Das FÖG ruft die Schweizer Medien auf, branchenweite Standards zu entwickeln und durchzusetzen – etwa durch den Presserat oder Branchenverbände. So soll das Vertrauen in den Journalismus gestärkt werden. Das Moderieren einer Wettersendung durch einen Avatar ohne entsprechende Deklaration wäre wohl nicht mehr möglich.
Nur 9 Prozent der Befragten können sich vorstellen, für KI-generierte Texte zu bezahlen.
Eine Mehrheit der Befragten (61 Prozent) spricht sich dafür aus, dass KI-Anbieter die Medien entschädigen müssen. Greife doch die künstliche Intelligenz auf journalistische Werke zurück, um automatisiert generierte Antworten geben zu können. Lediglich 15 Prozent sind gegen eine solche Entschädigung.
Dies stützt die Verleger in ihrem Kampf für ein Leistungsschutzrecht, das künftig auch das Abgreifen durch künstliche Intelligenz umfassen könnte. Im vom Bundesrat erstellten Gesetzesentwurf geht es vorerst um eine Entschädigung für sogenannte Snippets, also Link-Vorschauen. Davon erhoffen sich die Medienhäuser einen Beitrag zur Linderung des Finanzierungsproblems im Journalismus.
Die Zahlungsbereitschaft der Leserinnen und Leser scheint bei KI-generierten Texten dagegen gering zu sein. Nur 9 Prozent der Befragten können sich vorstellen, dafür zu bezahlen. Bei Journalismus aus Menschenhand sind es immerhin 65 Prozent.
Gut möglich, dass sich diese Einstellungen noch ändern werden. Ist doch die Erfahrung mit künstlicher Intelligenz noch kurz. In einigen Jahren ist vielleicht vieles möglich, was wir uns heute noch gar nicht vorstellen können.
Höchststand bei Medienqualität
Wie in jedem Jahrbuch zieht das FÖG auch dieses Jahr Bilanz über die Qualität der Schweizer Medien. Sein Fazit: Die Gesamtqualität sei seit 2015 noch nie so hoch gewesen. Auch die Vielfalt habe sich im Vorjahresvergleich leicht verbessert, sei aber immer noch deutlich unter den Werten von 2015.
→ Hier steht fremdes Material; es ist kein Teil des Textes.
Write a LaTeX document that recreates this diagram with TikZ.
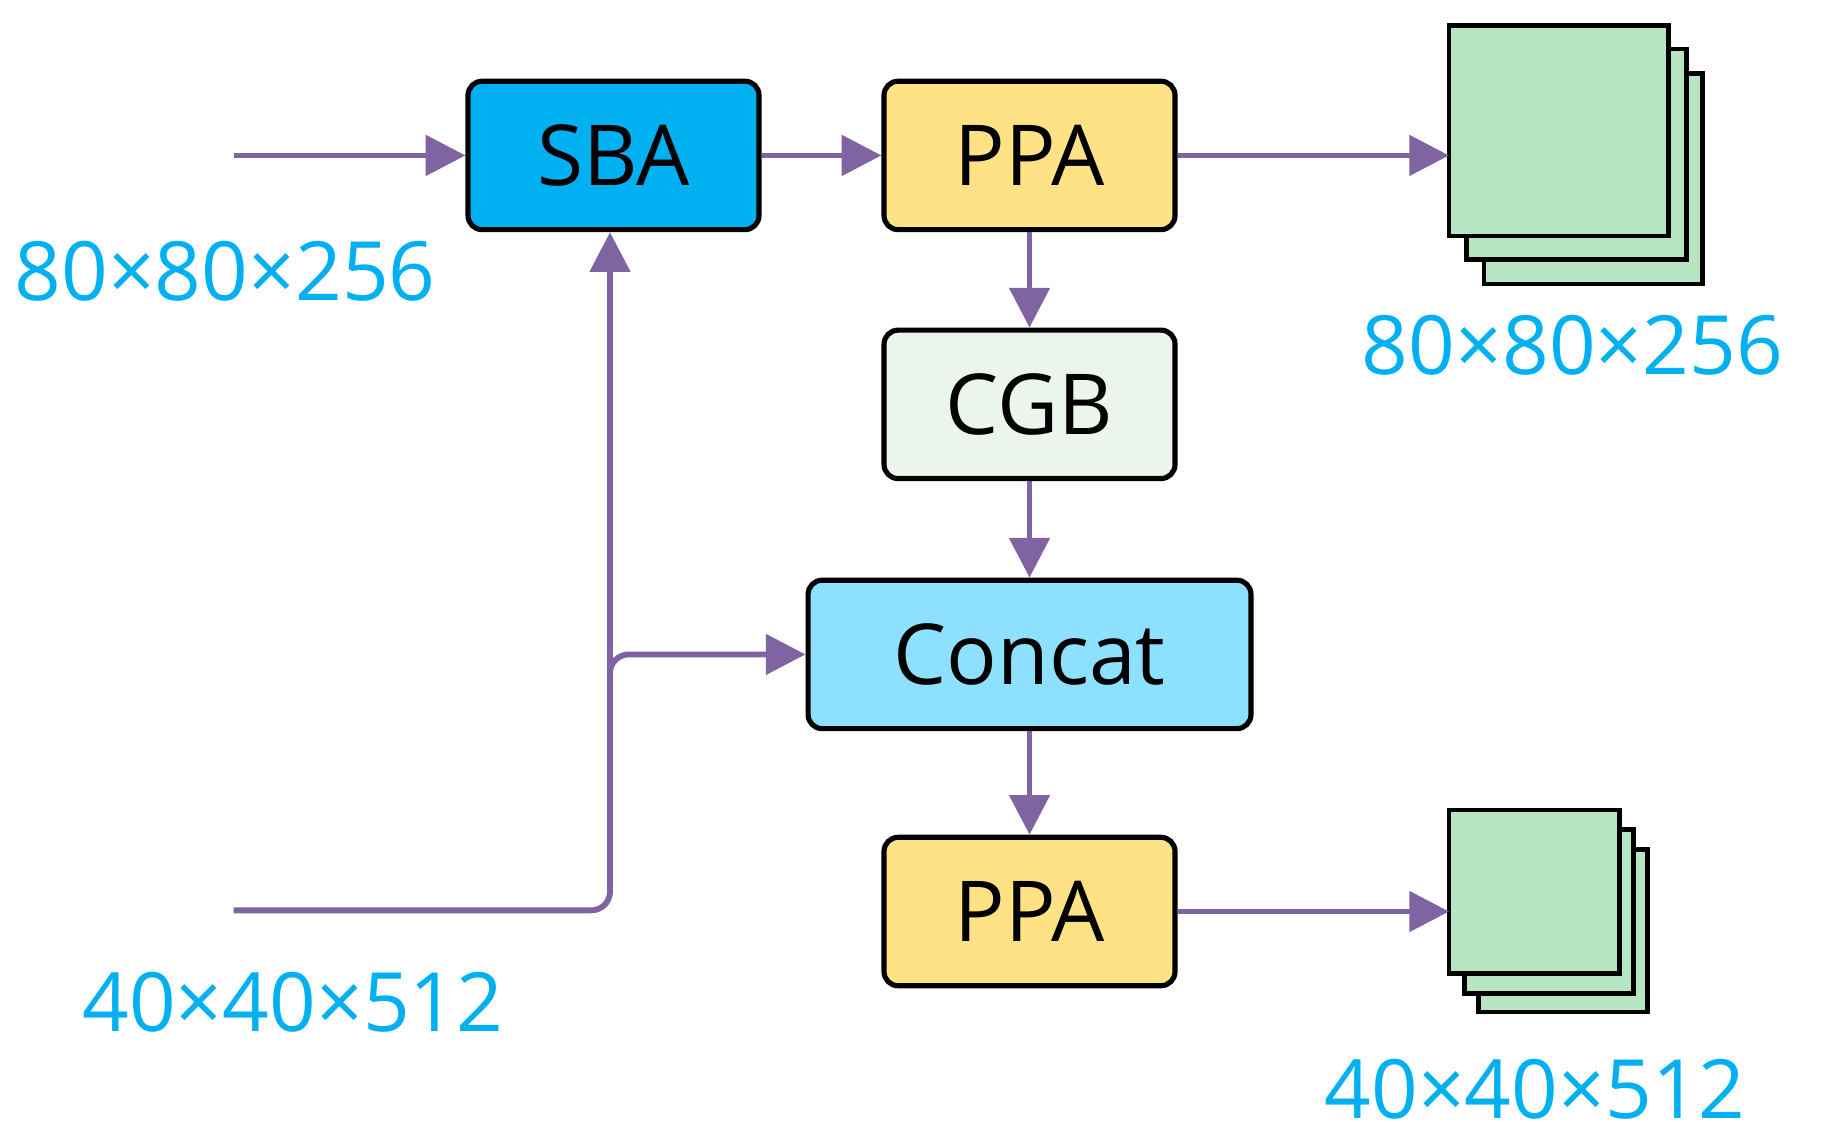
\documentclass[tikz,border=0pt]{standalone}
\usepackage{fontspec}
\setmainfont{Open Sans}
\usetikzlibrary{arrows.meta}
\definecolor{arr}{HTML}{8064A2}
\definecolor{lbl}{HTML}{00B0F0}
\begin{document}
\begin{tikzpicture}[x=0.5pt,y=-0.5pt,
 box/.style={draw=black,line width=2.2pt,rounded corners=6pt,minimum width=124.5pt,minimum height=63.5pt,inner sep=0pt,font=\fontsize{36}{40}\selectfont},
 con/.style={draw=arr,line width=2.5pt,-{Triangle[length=17pt,width=17pt]}},
 sq/.style={draw=black,line width=2pt,fill=green!25!white,fill={rgb,255:red,181;green,230;blue,193}},
 lab/.style={text=lbl,font=\fontsize{35}{40}\selectfont,inner sep=0pt}]
\useasboundingbox (0,0) rectangle (1560,982);
\node[box,fill={rgb,255:red,0;green,176;blue,240}] (sba) at (525,133) {SBA};
\node[box,fill={rgb,255:red,255;green,226;blue,133}] (ppa1) at (881,133) {PPA};
\node[box,fill={rgb,255:red,235;green,245;blue,236}] (cgb) at (881,346) {CGB};
\node[box,fill={rgb,255:red,142;green,224;blue,255},minimum width=189.5pt] (cat) at (881,560) {Concat};
\node[box,fill={rgb,255:red,255;green,226;blue,133}] (ppa2) at (881,780) {PPA};
% stacks
\draw[sq] (1270,63) rectangle (1457,243);
\draw[sq] (1255,42) rectangle (1443,222);
\draw[sq] (1240,22) rectangle (1428,202);
\coordinate (st1) at (1240,133);
\draw[sq] (1265,727) rectangle (1410,866);
\draw[sq] (1253,710) rectangle (1398,850);
\draw[sq] (1240,693) rectangle (1386,833);
\coordinate (st2) at (1240,780);
\coordinate (in1) at (200,133);
\coordinate (in2) at (200,779);
\coordinate (br) at (522,560);
\draw[con] (in1) -- (sba.west);
\draw[con] (sba.east) -- (ppa1.west);
\draw[con] (ppa1.east) -- (st1);
\draw[con] (ppa1.south) -- (cgb.north);
\draw[con] (cgb.south) -- (cat.north);
\draw[con] (cat.south) -- (ppa2.north);
\draw[con] (ppa2.east) -- (st2);
\draw[con,rounded corners=8pt] (in2) -- (522,779) -- (sba.south -| 522,0);
\draw[con,rounded corners=8pt] (522,600) -- (br) -- (cat.west);
\node[lab,anchor=west] (l1) at (12,232) {80×80×256};
\node[lab,anchor=west] (l2) at (1165,295) {80×80×256};
\node[lab,anchor=west] (l3) at (70,858) {40×40×512};
\node[lab,anchor=west] (l4) at (1133,932) {40×40×512};
\end{tikzpicture}
\end{document}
Zu schaffen macht den Medien die zunehmende Zahl von sogenannten «News-Deprivierten». Sie konsumieren nur selten journalistische Produkte. Viele unter ihnen würden durch negative Beiträge abgeschreckt, so das FÖG. Konstruktiver Journalismus könne daher ein Mittel sein, um solche Leute besser zu erreichen.